Intent Annotation of Recommendation Dialogue (IARD) Dataset

Intent Annotation of Recommendation Dialogue (IARD) DatasetIntroductionRecommendation Dialogue DataTaxonomies for User Intents and Recommender ActionsTaxonomy for User IntentsTaxonomy for Recommender ActionsIARD DatasetData AnnotationDownloadData FieldsCitationUsage LicenseAcknowledgementReferences

Introduction

The IARD dataset is a labeled recommendation dialogue dataset (the raw dialogues are from ReDial [1]). This dataset contains 336 multi-turn recommendation dialogues with 4,583 utterances that were annotated with user intents and recommender actions at the utterance level.
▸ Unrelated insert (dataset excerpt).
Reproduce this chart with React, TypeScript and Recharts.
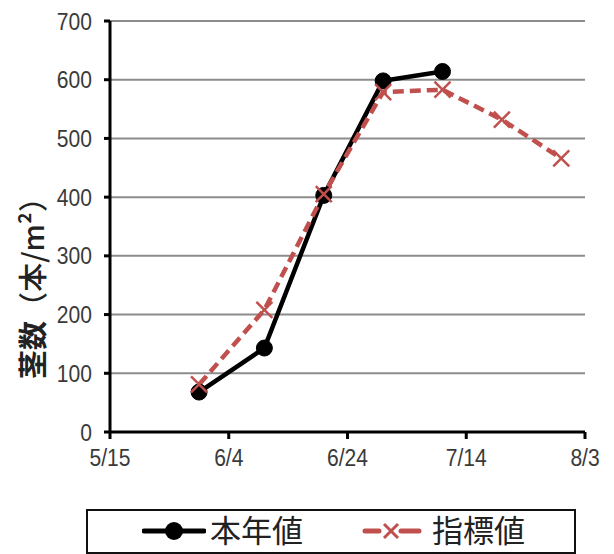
import { LineChart, Line, CartesianGrid, XAxis, YAxis } from "recharts";

// days counted from 5/15 (5/30, 6/10, 6/20, 6/30, 7/10, 7/20, 7/30)
const dayOffsets = [15, 26, 36, 46, 56, 66, 76];
const thisYear = [68, 143, 403, 598, 614];
const indexValues = [81, 208, 405, 579, 583, 532, 466];

const xTicks = [0, 20, 40, 60, 80];
const xTickLabels = ["5/15", "6/4", "6/24", "7/14", "8/3"];
const yTicks = [0, 100, 200, 300, 400, 500, 600, 700];

const data = dayOffsets.map((day, i) => ({
  day,
  thisYear: i < thisYear.length ? thisYear[i] : null,
  index: indexValues[i],
}));

const RED = "#c0504d";

// narrow tick text, squeezed horizontally like the original
function NarrowTick(props: any) {
  const { x, y, payload, textAnchor, tickFormatter, dy } = props;
  const label = tickFormatter ? tickFormatter(payload.value, payload.index) : payload.value;
  return (
    <text
      transform={`translate(${x}, ${y}) scale(0.86, 1)`}
      textAnchor={textAnchor}
      dy={dy}
      fontFamily="'Liberation Sans', Arial, sans-serif"
      fontSize={24.5}
      fill="#3a3a3a"
    >
      {label}
    </text>
  );
}

function CrossDot(props: any) {
  const { cx, cy } = props;
  if (cx == null || cy == null) return null;
  const s = 8;
  return (
    <g stroke={RED} strokeWidth={2.5}>
      <line x1={cx - s} y1={cy - s} x2={cx + s} y2={cy + s} />
      <line x1={cx - s} y1={cy + s} x2={cx + s} y2={cy - s} />
    </g>
  );
}

function YLabel() {
  return (
    <text
      x={31}
      y={281}
      transform="rotate(-90, 31, 281)"
      textAnchor="middle"
      dominantBaseline="central"
      fontFamily="'Noto Sans CJK JP', sans-serif"
      fontSize={29}
      fill="#222"
    >
      <tspan fontWeight={700}>茎数</tspan>
      <tspan fontWeight={500}>（本/m²）</tspan>
    </text>
  );
}

export default function App() {
  return (
    <div style={{ position: "absolute", left: 0, top: 0, width: 614, height: 554, background: "#fff" }}>
      <LineChart
        width={614}
        height={554}
        data={data}
        margin={{ top: 21, right: 29, left: 0, bottom: 92 }}
      >
        <CartesianGrid vertical={false} stroke="#8c8c8c" strokeWidth={2} />
        <XAxis
          dataKey="day"
          type="number"
          domain={[0, 80]}
          ticks={xTicks}
          tickFormatter={(v: number) => xTickLabels[xTicks.indexOf(v)]}
          height={30}
          tickSize={7}
          tickMargin={10}
          axisLine={{ stroke: "#000", strokeWidth: 3 }}
          tickLine={{ stroke: "#000", strokeWidth: 3 }}
          tick={<NarrowTick dy={17} />}
        />
        <YAxis
          type="number"
          domain={[0, 700]}
          ticks={yTicks}
          width={110}
          tickSize={6}
          tickMargin={12}
          axisLine={{ stroke: "#000", strokeWidth: 3 }}
          tickLine={{ stroke: "#000", strokeWidth: 3 }}
          tick={<NarrowTick dy={8.5} />}
          label={<YLabel />}
        />
        <Line
          dataKey="thisYear"
          name="本年値"
          stroke="#000"
          strokeWidth={4.5}
          dot={{ r: 8, fill: "#000", stroke: "#000", strokeWidth: 1 }}
          activeDot={false}
          isAnimationActive={false}
        />
        <Line
          dataKey="index"
          name="指標値"
          stroke={RED}
          strokeWidth={4.5}
          strokeDasharray="11 6"
          dot={<CrossDot />}
          activeDot={false}
          isAnimationActive={false}
        />
      </LineChart>
      <div
        style={{
          position: "absolute",
          left: 86,
          top: 509,
          width: 486,
          height: 41,
          border: "2px solid #111",
          fontFamily: "'Noto Sans CJK JP', sans-serif",
          fontSize: 31,
          color: "#222",
        }}
      >
        <svg width={64} height={20} style={{ position: "absolute", left: 54, top: 10 }}>
          <line x1={2} y1={10} x2={62} y2={10} stroke="#000" strokeWidth={5} strokeLinecap="round" />
          <circle cx={32} cy={10} r={9} fill="#000" />
        </svg>
        <span style={{ position: "absolute", left: 122, top: -4, lineHeight: "44px" }}>本年値</span>
        <svg width={64} height={20} style={{ position: "absolute", left: 273, top: 10 }}>
          <line x1={4} y1={10} x2={18} y2={10} stroke={RED} strokeWidth={5} strokeLinecap="round" />
          <line x1={40} y1={10} x2={58} y2={10} stroke={RED} strokeWidth={5} strokeLinecap="round" />
          <line x1={23} y1={3} x2={37} y2={17} stroke={RED} strokeWidth={3} />
          <line x1={23} y1={17} x2={37} y2={3} stroke={RED} strokeWidth={3} />
        </svg>
        <span style={{ position: "absolute", left: 344, top: -4, lineHeight: "44px" }}>指標値</span>
      </div>
    </div>
  );
}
In the following, we will introduce the dialogue data we have collected and processed, the two taxonomies we have established respectively for user intents and recommender actions, and our IARD dataset (more details can be found in [2]).

Recommendation Dialogue Data

The raw recommendation dialogues are from the ReDial dataset, which is a publicly available dataset centered around movie recommendations according to [1]. It was collected by a team of researchers working at Polytechnique Montréal, MILA - Quebec AI Institute, Microsoft Research Montréal, HEC Montreal, and Element AI.

Specifically, the ReDial dataset was collected through an interface where workers (from Amazon Mechanical Turk) were paired to accomplish a movie recommendation task using natural language. For each pair, one worker was given the role "seeker" who was to seek for interested movies, and the other played the role "recommender" who was responsible for giving recommendations to the seeker. Every conversation session involved at least four movies, and at the end both seeker and recommender were asked some reflective questions for each mentioned movie (e.g., "Was the movie suggested by the recommender?" "Has the seeker seen the movie?" "Did the seeker like the movie suggestion?") that can be used to check their responses' consistency.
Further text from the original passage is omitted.